Примерно через год он появился вновь; поймал меня у входа в церковь, бледный и бесконечно смиренный.
— Ваше преподобие, — пролепетал он, — можно мне вам исповедаться?
— Послушайте, — ответил я, — без епитимьи дело не пойдет, и все тут. Не хотите покаяться — не будет у нас с вами разговора.
— Боже ты мой, — сокрушенно вздохнул человек, — то же самое говорят мне теперь все священники! Никто больше не хочет меня исповедовать, а мне это необходимо!
Тут у него затряслись губы, как и прежде.

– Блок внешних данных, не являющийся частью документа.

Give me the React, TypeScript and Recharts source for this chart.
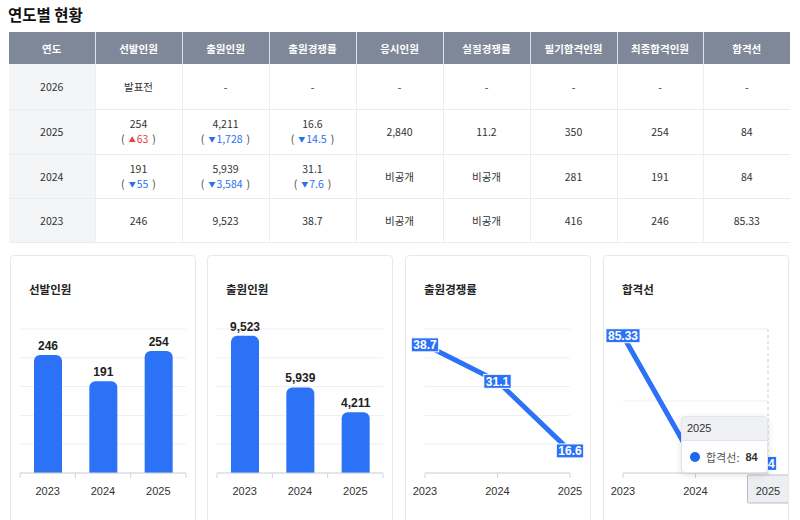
import {
  Bar,
  BarChart,
  CartesianGrid,
  LabelList,
  Line,
  LineChart,
  Tooltip,
  XAxis,
  YAxis,
} from "recharts";

// chart series (oldest -> newest)
const chartYears = ["2023", "2024", "2025"];
const selectedCounts = [246, 191, 254];
const applicantCounts = [9523, 5939, 4211];
const applicantRatios = [38.7, 31.1, 16.6];
const cutoffScores = [85.33, 84, 84];

const selectedTicks = [0, 60, 120, 180, 240, 300];
const applicantTicks = [0, 2000, 4000, 6000, 8000, 10000];
const ratioTicks = [12, 18, 24, 30, 36, 42];
const cutoffTicks = [83.9, 84.65, 85.4];

// table (newest -> oldest)
const tableHeaders = [
  "연도",
  "선발인원",
  "출원인원",
  "출원경쟁률",
  "응시인원",
  "실질경쟁률",
  "필기합격인원",
  "최종합격인원",
  "합격선",
];
const tableYears = ["2026", "2025", "2024", "2023"];
const tableSelected = ["발표전", "254", "191", "246"];
const tableSelectedDiff = [null, 63, -55, null];
const tableApplicants = ["-", "4,211", "5,939", "9,523"];
const tableApplicantsDiff = [null, -1728, -3584, null];
const tableRatio = ["-", "16.6", "31.1", "38.7"];
const tableRatioDiff = [null, -14.5, -7.6, null];
const tableExaminees = ["-", "2,840", "비공개", "비공개"];
const tableRealRatio = ["-", "11.2", "비공개", "비공개"];
const tableWrittenPass = ["-", "350", "281", "416"];
const tableFinalPass = ["-", "254", "191", "246"];
const tableCutoff = ["-", "84", "84", "85.33"];

const BLUE = "#2b72f6";
const UP = "#e8403c";
const DOWN = "#2a6ff0";
const AXIS = "#cfd3d9";
const GRID = "#eeeff1";
const KR = "'Noto Sans CJK KR', 'Noto Sans', sans-serif";
const NUM = "'Liberation Sans', Arial, 'Noto Sans CJK KR', sans-serif";

const CHART_W = 184;
const CHART_H = 260;
const TICK_SIZE = 5;
const TICK_MARGIN = 9;
const BAR_MARGIN = { top: 73, right: 9, bottom: 13, left: 9 };
const LINE_MARGIN = { top: 73, right: 20, bottom: 13, left: 19 };

const columnWidths = [86, 87, 87, 87, 87, 87, 87, 86, 87];
const rowHeights = [45, 45, 44, 44];

function Diff({ value }: { value: number | null }) {
  if (value === null) return null;
  const up = value > 0;
  return (
    <div style={{ lineHeight: "15px" }}>
      <span style={{ color: "#444" }}>(</span>
      <span style={{ color: up ? UP : DOWN, margin: "0 4px" }}>
        <span style={{ fontSize: 7, verticalAlign: 1, marginRight: 1 }}>{up ? "▲" : "▼"}</span>
        {Math.abs(value).toLocaleString("en-US")}
      </span>
      <span style={{ color: "#444" }}>)</span>
    </div>
  );
}

function Cell({ text, diff }: { text: string; diff?: number | null }) {
  return (
    <>
      <div style={{ lineHeight: "15px" }}>{text}</div>
      {diff !== undefined && diff !== null && <Diff value={diff} />}
    </>
  );
}

function StatsTable() {
  const th = (i: number) => ({
    background: "#7e8898",
    color: "#fff",
    fontWeight: 700,
    height: 32,
    padding: 0,
    borderRight: i < tableHeaders.length - 1 ? "1px solid rgba(255,255,255,0.75)" : "none",
  });
  const td = (i: number) => ({
    padding: 0,
    textAlign: "center" as const,
    background: i === 0 ? "#f4f5f7" : "#fff",
    borderBottom: "1px solid #e9ebee",
    borderRight: i < tableHeaders.length - 1 ? "1px solid #eceef1" : "none",
    color: "#333",
  });
  return (
    <table
      style={{
        position: "absolute",
        left: 9,
        top: 32,
        width: 781,
        borderCollapse: "collapse",
        tableLayout: "fixed",
        fontFamily: KR,
        fontSize: 10.5,
      }}
    >
      <colgroup>
        {columnWidths.map((w, i) => (
          <col key={i} style={{ width: w }} />
        ))}
      </colgroup>
      <thead>
        <tr>
          {tableHeaders.map((h, i) => (
            <th key={h} style={th(i)}>
              {h}
            </th>
          ))}
        </tr>
      </thead>
      <tbody>
        {tableYears.map((year, r) => {
          const cells = [
            { text: year },
            { text: tableSelected[r], diff: tableSelectedDiff[r] },
            { text: tableApplicants[r], diff: tableApplicantsDiff[r] },
            { text: tableRatio[r], diff: tableRatioDiff[r] },
            { text: tableExaminees[r] },
            { text: tableRealRatio[r] },
            { text: tableWrittenPass[r] },
            { text: tableFinalPass[r] },
            { text: tableCutoff[r] },
          ];
          return (
            <tr key={year} style={{ height: rowHeights[r] }}>
              {cells.map((c, i) => (
                <td key={i} style={td(i)}>
                  <Cell text={c.text} diff={c.diff} />
                </td>
              ))}
            </tr>
          );
        })}
      </tbody>
    </table>
  );
}

function cardStyle(left: number) {
  return {
    position: "absolute" as const,
    left,
    top: 255,
    width: 186,
    height: 280,
    boxSizing: "border-box" as const,
    border: "1px solid #e6e8eb",
    borderRadius: 4,
    background: "#fff",
  };
}

const cardTitle = {
  position: "absolute" as const,
  left: 18,
  top: 25,
  lineHeight: "16px",
  fontFamily: KR,
  fontSize: 11.5,
  fontWeight: 700,
  color: "#222",
  zIndex: 1,
};

// bar chart tick: label at band centre, tick marks on band edges
function BandTick(props: any) {
  const { x, y, payload, index } = props;
  const axisY = y - TICK_SIZE - TICK_MARGIN;
  const half = (CHART_W - BAR_MARGIN.left - BAR_MARGIN.right) / chartYears.length / 2;
  return (
    <g>
      <line x1={x - half} x2={x - half} y1={axisY} y2={axisY + TICK_SIZE} stroke={AXIS} />
      {index === chartYears.length - 1 && (
        <line x1={x + half} x2={x + half} y1={axisY} y2={axisY + TICK_SIZE} stroke={AXIS} />
      )}
      <text x={x} y={y} dy="0.71em" textAnchor="middle" fill="#333" fontSize={11} fontFamily={NUM}>
        {payload.value}
      </text>
    </g>
  );
}

function BarCard({
  left,
  title,
  values,
  ticks,
}: {
  left: number;
  title: string;
  values: number[];
  ticks: number[];
}) {
  const data = chartYears.map((year, i) => ({ year, value: values[i] }));
  return (
    <div style={cardStyle(left)}>
      <div style={cardTitle}>{title}</div>
      <BarChart width={CHART_W} height={CHART_H} data={data} margin={BAR_MARGIN}>
        <CartesianGrid vertical={false} stroke={GRID} />
        <YAxis hide domain={[ticks[0], ticks[ticks.length - 1]]} ticks={ticks} />
        <XAxis
          dataKey="year"
          interval={0}
          height={30}
          tickSize={TICK_SIZE}
          tickMargin={TICK_MARGIN}
          tickLine={false}
          axisLine={{ stroke: AXIS }}
          tick={<BandTick />}
        />
        <Bar dataKey="value" fill={BLUE} barSize={28} radius={[6, 6, 0, 0]} isAnimationActive={false}>
          <LabelList
            dataKey="value"
            position="top"
            offset={5}
            formatter={(v: any) => Number(v).toLocaleString("en-US")}
            fill="#222"
            fontSize={12}
            fontWeight={700}
            fontFamily={NUM}
          />
        </Bar>
      </BarChart>
    </div>
  );
}

function textWidth(text: string) {
  let w = 0;
  for (const ch of text) w += ch === "." || ch === "," ? 3.3 : 6.7;
  return w;
}

function BoxLabel(props: any) {
  const { x, y, value } = props;
  const text = String(value);
  const w = textWidth(text) + 4;
  return (
    <g>
      <rect x={x - w / 2} y={y - 7} width={w} height={14} fill={BLUE} stroke="#fff" strokeWidth={1} />
      <text
        x={x}
        y={y}
        dy="0.36em"
        textAnchor="middle"
        fill="#fff"
        fontSize={12}
        fontWeight={700}
        fontFamily={NUM}
      >
        {text}
      </text>
    </g>
  );
}

const cutoffActive = 2;

function PointTick(props: any) {
  const { x, y, payload, index, highlight } = props;
  const axisY = y - TICK_SIZE - TICK_MARGIN;
  const on = highlight && index === cutoffActive;
  return (
    <g>
      {on && (
        <rect
          x={x - 20.5}
          y={axisY + 2}
          width={41}
          height={28}
          fill="#eceef1"
          stroke="#b9bec6"
          strokeWidth={1}
          rx={1}
        />
      )}
      <text x={x} y={y} dy="0.71em" textAnchor="middle" fill="#333" fontSize={11} fontFamily={NUM}>
        {payload.value}
      </text>
    </g>
  );
}

function CutoffTooltip({ active, payload, label }: any) {
  if (!active || !payload || !payload.length) return null;
  const p = payload[0];
  return (
    <div
      style={{
        width: 87,
        boxSizing: "border-box",
        background: "#fff",
        border: "1px solid #e1e4e8",
        borderRadius: 4,
        boxShadow: "0 2px 6px rgba(0,0,0,0.12)",
        fontFamily: KR,
        fontSize: 11,
        color: "#333",
        overflow: "hidden",
      }}
    >
      <div
        style={{
          height: 23,
          lineHeight: "23px",
          padding: "0 5px",
          background: "#eef0f3",
          borderBottom: "1px solid #e1e4e8",
          fontFamily: NUM,
        }}
      >
        {label}
      </div>
      <div style={{ height: 31, display: "flex", alignItems: "center", paddingLeft: 8 }}>
        <span
          style={{
            width: 10,
            height: 10,
            borderRadius: 5,
            background: "#1f66f5",
            display: "inline-block",
            marginRight: 6,
          }}
        />
        <span style={{ color: "#555" }}>{p.name}:</span>
        <span style={{ fontWeight: 700, marginLeft: 6, fontFamily: NUM }}>{p.value}</span>
      </div>
    </div>
  );
}

function LineCard({
  left,
  title,
  name,
  values,
  ticks,
  withTooltip,
}: {
  left: number;
  title: string;
  name: string;
  values: number[];
  ticks: number[];
  withTooltip?: boolean;
}) {
  const data = chartYears.map((year, i) => ({ year, value: values[i] }));
  return (
    <div style={cardStyle(left)}>
      <div style={cardTitle}>{title}</div>
      <LineChart width={CHART_W} height={CHART_H} data={data} margin={LINE_MARGIN}>
        <CartesianGrid vertical={false} stroke={GRID} />
        <YAxis hide domain={[ticks[0], ticks[ticks.length - 1]]} ticks={ticks} />
        <XAxis
          dataKey="year"
          interval={0}
          height={30}
          tickSize={TICK_SIZE}
          tickMargin={TICK_MARGIN}
          tickLine={{ stroke: AXIS }}
          axisLine={{ stroke: AXIS }}
          tick={<PointTick highlight={withTooltip} />}
        />
        {withTooltip && (
          <Tooltip
            active
            defaultIndex={cutoffActive}
            position={{ x: 77, y: 160 }}
            cursor={{ stroke: "#c6cad0", strokeWidth: 1, strokeDasharray: "3 3" }}
            content={<CutoffTooltip />}
            isAnimationActive={false}
            wrapperStyle={{ zIndex: 5, outline: "none" }}
          />
        )}
        <Line
          dataKey="value"
          name={name}
          stroke={BLUE}
          strokeWidth={5}
          dot={false}
          activeDot={false}
          isAnimationActive={false}
        >
          <LabelList dataKey="value" content={<BoxLabel />} />
        </Line>
      </LineChart>
    </div>
  );
}

export default function App() {
  return (
    <div
      style={{
        position: "absolute",
        left: 0,
        top: 0,
        width: 800,
        height: 520,
        overflow: "hidden",
        background: "#fff",
      }}
    >
      <div
        style={{
          position: "absolute",
          left: 8,
          top: 4,
          lineHeight: "20px",
          fontFamily: KR,
          fontSize: 15.5,
          fontWeight: 700,
          color: "#111",
        }}
      >
        연도별 현황
      </div>
      <StatsTable />
      <BarCard left={10} title="선발인원" values={selectedCounts} ticks={selectedTicks} />
      <BarCard left={207} title="출원인원" values={applicantCounts} ticks={applicantTicks} />
      <LineCard left={405} title="출원경쟁률" name="출원경쟁률" values={applicantRatios} ticks={ratioTicks} />
      <LineCard
        left={603}
        title="합격선"
        name="합격선"
        values={cutoffScores}
        ticks={cutoffTicks}
        withTooltip
      />
    </div>
  );
}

— Нет! — крикнул я. — Или рассказывайте мне все в присутствии кого-нибудь из мирян.
— Ну да, — застонал он, — чтобы мирянин потом на меня донес! Черт вас возьми! — в отчаянии крикнул он и бросился прочь; странная вещь — даже спина его выражала такое, знаете, отчаяние…
Больше я его не встречал.
* * *
— Эта история имела продолжение, ваше преподобие, — отозвался адвокат Баум. — Однажды — тоже несколько лет тому назад — ко мне в контору пришел небольшой человек с бледным и опухшим лицом; сказать по правде, очень он мне не понравился; когда я его усадил и спросил: «Так что же вас сюда привело, приятель?» — он начал:
— Пан адвокат, когда ваш клиент с доверием обращается к вам и делится тем, в чем он, скажем, провинился, то…
— То, разумеется, — говорю, — я не имею права использовать признание против него; за это, сударь, мне вынесли бы порицание или что-нибудь похуже.